Kaja Florence Wild ist viel gereist. Sie war eine Zeit lang in Afrika und hat dort Safaripferde ausgebildet. Mit 19 Jahren arbeitete sie in einem Zirkus in Holland als Tänzerin in einer Pferdenummer. Im gleichen Zirkus war auch eine Trickreitergruppe. So nahm die Geschichte ihren Lauf: "Der Leiter hat mich gesehen und hat gesagt, du musst bei uns arbeiten."

Schicksal führte sie nach Thurn

Schließlich landete sie mit ihrem damaligen Pferd im Erlebnispark Schloss Thurn und bestritt eine Abendnummer. Als das Tier plötzlich verstarb, blieb sie in Thurn, denn "es gibt unglaublich viele nette Leute hier in Neunkirchen. Ich habe zum ersten Mal eine feste Wohnung", so die gebürtige Oberpfälzerin. Kaja ist viel unterwegs. Sie trainiert zukünftige Show-pferde im Ausland. Jüngst war sie in Belgien, um ein Pferd anzuschauen. Demnächst wird ein neunjähriger Schimmel mit dem Namen Lune de Miel bei ihr einziehen. An ihrem Arbeitsplatz geht es sehr turbulent zu. Braucht sie deshalb privat einen Ausgleich, um zur Ruhe zu kommen? "Es gibt kein privat", lacht sie, "die Arbeit ist mein Leben".

"Was ich gern einmal machen möchte, ist Feuerspucken, vom Pferd aus", nennt sie eines ihrer Vorhaben und fährt lebhaft fort: "Aber eigentlich gibt es hunderttausend Sachen, die ich noch machen möchte".

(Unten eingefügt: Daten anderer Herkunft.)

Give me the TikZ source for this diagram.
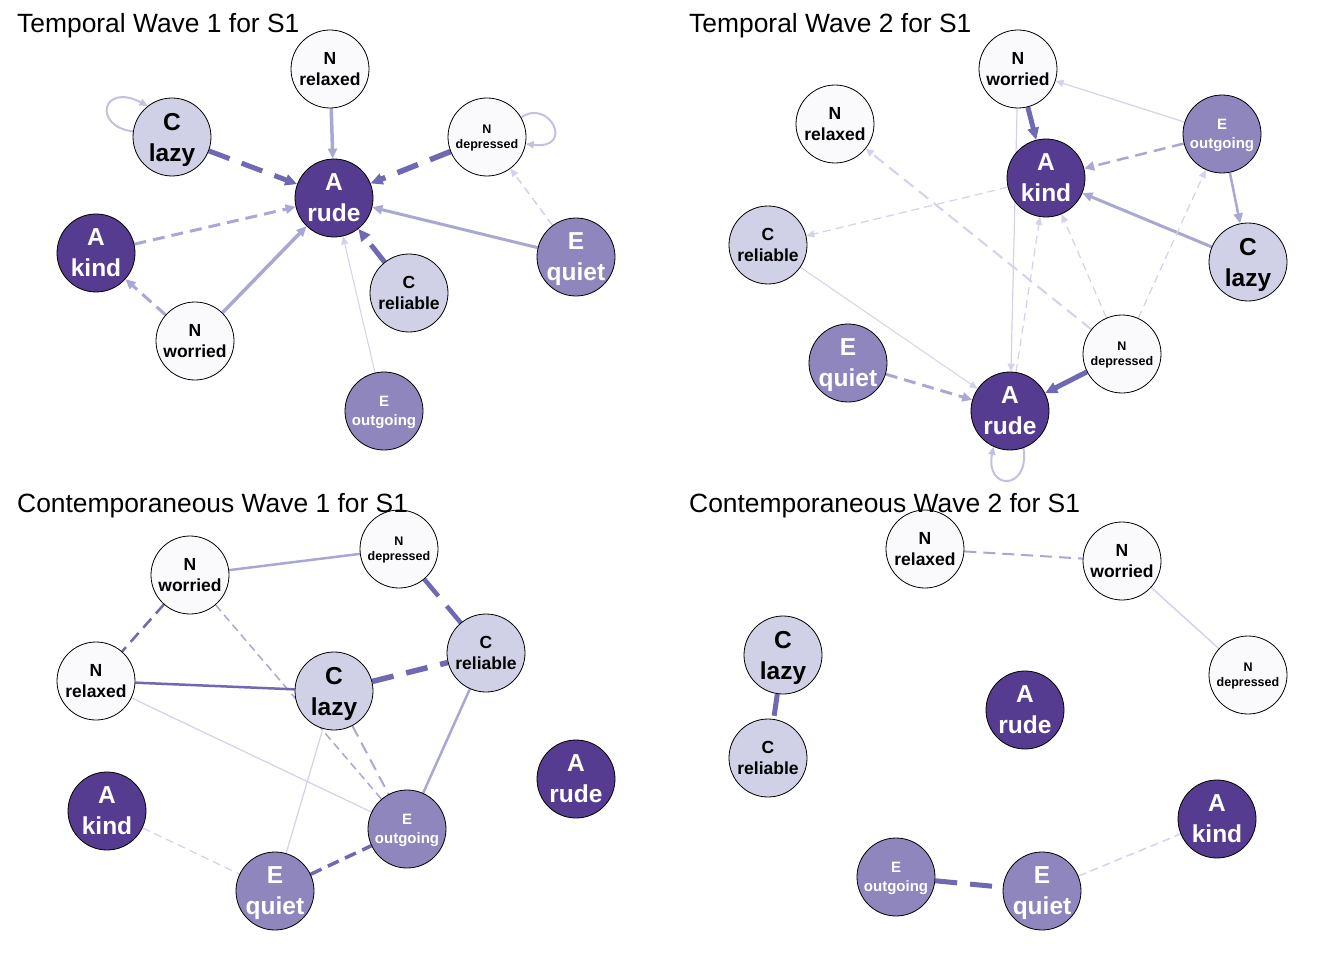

Ihre Arbeit fasziniert Kaja Florence Wild, das merkt man ihr in jeder Phase deutlich an. "Ich bin sehr glücklich und dankbar dafür, dass ich dieses Leben haben kann. Letztes Jahr durfte ich an der Ostseeküste galoppieren. Wovon andere träumen, das mache ich beruflich", schwärmt die Stuntfrau begeistert. Hier hat eine junge Frau ihren Traumberuf gefunden, einen Job, den sie "für immer und ewig" machen will.